Phill Casaus: Domenici's two legacies renew an electoral mystery for GOP

  • Oops!
    Something went wrong.
    Please try again later.

Jan. 20—"Hey, Felipe, you got a cigarette?"

That was Pete Domenici's only-in-New Mexico way of disarming would-be interrogators. He'd sidle up to unsuspecting local reporters, maybe offer a practiced nudge, and hit 'em with the regular-guy patter he'd perfected in a lifetime of politics — or maybe invented long before any preamble mentioning his name started with the words: "Longtime New Mexico Senator ..."

I remember my first encounter with Domenici, 30-plus years ago, because an audience with St. Pete was a big deal for a reporter moving over to news from the sheltered, smelly and sometimes silly lair of a newspaper sports department.

But hell, let's face it: An audience with Pete V. Domenici was a big deal, regardless of time, place, situation, assignment. He was that powerful.

For a few years, Domenici, the Republican chairman of the Senate Budget Committee during the Reagan era, was one of the most influential 10 or 12 Americans on the planet. Sure, the leader of the free world has the codes to all the nuke silos. Domenici had the PIN number to America's bank account. Who's got more swing?

The name, silent in political circles since his death in 2017, was dusted off last week when Domenici's daughter Nella announced she'd like to make a play for the office her father once held. She started with a stumble. Clearly surprised when reporters got ahold of her filing documents, she delayed an interview, then asked an intermediary to provide a news release announcing her candidacy. It showed up nearly 12 hours later.

But Nella Domenici likely isn't banking on organizational efficiency to win her the Republican nomination for U.S. Senate. At least not in January, five months before she and a few others duke it out in the June 4 primary.

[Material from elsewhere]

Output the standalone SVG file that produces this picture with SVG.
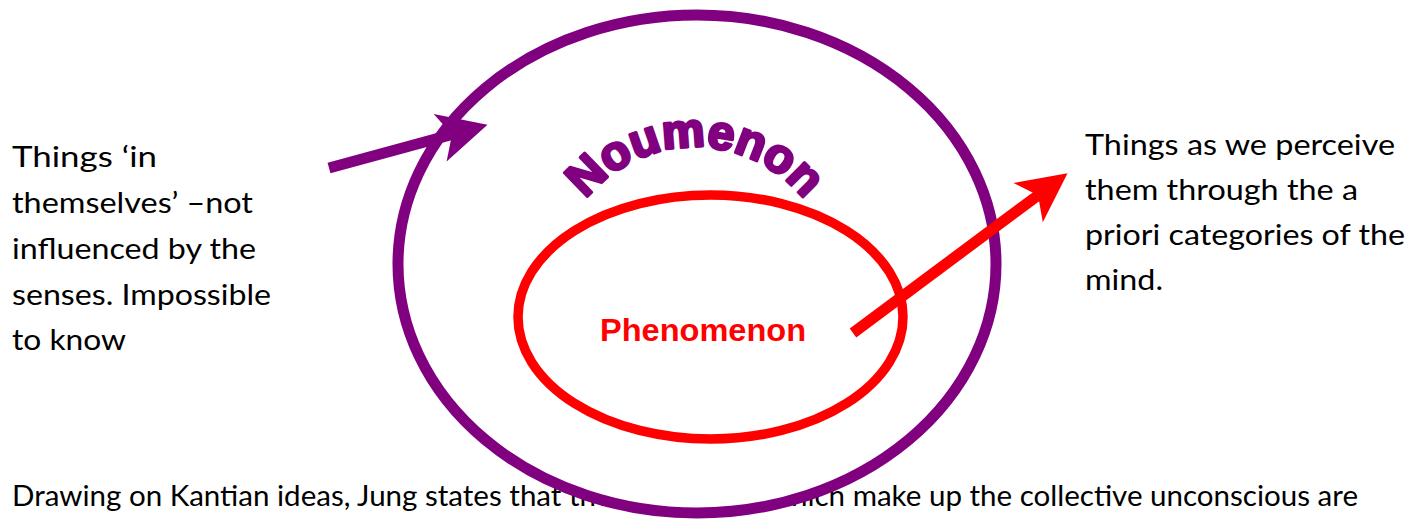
<svg xmlns="http://www.w3.org/2000/svg" width="1424" height="519" viewBox="0 0 1424 519">
<style>
.body{font-family:Lato,"Liberation Sans",sans-serif;font-size:29px;fill:#000}
.pur{stroke:#800080}
.red{stroke:#FF0000}
</style>
<defs>
<marker id="headP" markerUnits="userSpaceOnUse" markerWidth="60" markerHeight="60" viewBox="-12 -22 44 44" refX="0" refY="0" orient="auto">
<path d="M27,0 L-9,-18 L0,0 L-9,18 Z" fill="#800080"/>
</marker>
<marker id="headR" markerUnits="userSpaceOnUse" markerWidth="60" markerHeight="60" viewBox="-12 -22 44 44" refX="0" refY="0" orient="auto">
<path d="M27,0 L-9,-18 L0,0 L-9,18 Z" fill="#FF0000"/>
</marker>
<path id="arc" d="M553,292 A142,145 0 0 1 837,292"/>
</defs>
<rect width="1424" height="519" fill="#fff"/>
<text class="body" x="12" y="506" textLength="1346" lengthAdjust="spacingAndGlyphs">Drawing on Kantian ideas, Jung states that the archetypes which make up the collective unconscious are</text>
<g id="noumenon">
<ellipse cx="697" cy="264" rx="299" ry="249" fill="#fff" class="pur" stroke-width="11"/>
<text font-family="'Liberation Sans',Arial,sans-serif" font-weight="bold" font-size="48" fill="#800080" stroke="#800080" stroke-width="3" stroke-linejoin="round"><textPath href="#arc" startOffset="50%" text-anchor="middle">Noumenon</textPath></text>
</g>
<g id="phenomenon">
<ellipse cx="710.5" cy="317" rx="192.5" ry="122" fill="none" class="red" stroke-width="9.5"/>
<text x="600" y="341" font-family="'Liberation Sans',Arial,sans-serif" font-weight="bold" font-size="32" fill="#FF0000" textLength="206" lengthAdjust="spacingAndGlyphs">Phenomenon</text>
</g>
<g id="left-label">
<text class="body" x="12" y="167" textLength="145" lengthAdjust="spacingAndGlyphs">Things ‘in</text>
<text class="body" x="12" y="213" textLength="241" lengthAdjust="spacingAndGlyphs">themselves’ –not</text>
<text class="body" x="12" y="259" textLength="244" lengthAdjust="spacingAndGlyphs">influenced by the</text>
<text class="body" x="12" y="305" textLength="259" lengthAdjust="spacingAndGlyphs">senses. Impossible</text>
<text class="body" x="12" y="350" textLength="114" lengthAdjust="spacingAndGlyphs">to know</text>
</g>
<g id="right-label">
<text class="body" x="1085" y="155" textLength="310" lengthAdjust="spacingAndGlyphs">Things as we perceive</text>
<text class="body" x="1085" y="200" textLength="273" lengthAdjust="spacingAndGlyphs">them through the a</text>
<text class="body" x="1085" y="245" textLength="320" lengthAdjust="spacingAndGlyphs">priori categories of the</text>
<text class="body" x="1085" y="290" textLength="78" lengthAdjust="spacingAndGlyphs">mind.</text>
</g>
<g id="connectors" fill="none">
<line x1="329" y1="168" x2="452" y2="134.5" class="pur" stroke-width="11" marker-end="url(#headP)"/>
<line x1="853" y1="333" x2="1038" y2="195.3" class="red" stroke-width="11" marker-end="url(#headR)"/>
</g>
</svg>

In a party where depth is nonexistent and talent is hard to come by — Yvette Herrell? Manny Gonzales? These are the GOP's stars? — a name with Velcro means a lot.

And the Domenici name will get Pete's daughter, at minimum, a hearing with the voting public.

At least the shiny side of Pete's name.

That once stood for the Everyman Republican. For decades, Pete Domenici represented a piece of New Mexico that now seems hard to find. Oh, for sure, he was Republican red to the very core. He believed in strong national defense, standing tough against the Soviets (I wonder what he'd say about Donald Trump and Vladimir Putin) and drenching New Mexico's national labs in cash.

His real conservatism revealed itself mostly in discussions on the federal budget, a document he held in his grip for many years. With Swiss-watch precision, he'd rail against federal overspending — unless it was in New Mexico.

He wasn't a blessed public speaker; he never wowed them on Meet the Press or Face the Nation. But he had a way with people back home that resonated in the overgrown suburb that is vote-heavy Albuquerque, where statewide elections are won and lost. He also was deadly effective at picking off centrist Democratic votes in any region. You don't consistently capture 54% against all comers without crossover appeal.

For the first half of his Senate career, Domenici was as New Mexico as a bowl of green chile stew and Mom's tortillas. People in a smaller, handshake-and-smile state grew loyal to the former University of New Mexico baseball player who'd emerged from Albuquerque's downtown and engaged car salesmen, secretaries and civil servants with an unassuming, buddy-next-door grace.

The darker side of Domenici only revealed itself near the end of his political career, in the first decade of the 21st century, as he aged and his health went sideways. Late in his final term, he battled a condition that led to deterioration of brain tissue. Whether that was at play in his final years I have no idea, but Domenici grew increasingly strident — more prone to hear the acidic call of arch-conservatives who'd gained control of the GOP and went about rubbing out moderates in the party.

Incredibly, Domenici was widely believed to have played a role in the from-the-top dismissal of then-New Mexico U.S. Attorney David Iglesias, because he apparently believed Iglesias wasn't moving fast enough to secure an indictment in a corruption case, a headline-grabber that would've helped the electoral hopes of his protégé, Heather Wilson.

Even more incredibly, given his public persona and public pronouncements, was the revelation Domenici in the 1970s fathered a child with Michelle Laxalt, daughter of Republican Sen. Paul Laxalt of Nevada. The secret was not revealed until 2013, years after he'd left office.

Exactly which Domenici Republicans will remember is easy. They'll recall the more attractive, or at least the more effective, St. Pete, and it won't be hard to find the artifacts. The man helped build modern-day New Mexico — acquiring lockers of cash for the state's few industries, oddly, by employing compromise and moderation.

Today's state GOP apparatus, intoxicated by Fox News and You Know Who, couldn't uncover compromise and moderation with a shovel and a compass. That's why Republicans in New Mexico can't dig or find their way to the winner's circle in any election north of Roswell.

Domenici's daughter's entrance in the race revives a legacy — in June, and maybe in November. Whether it wakes the echoes, the ones that made St. Pete a legend, is a mystery to be solved.

Phill Casaus is editor of The New Mexican.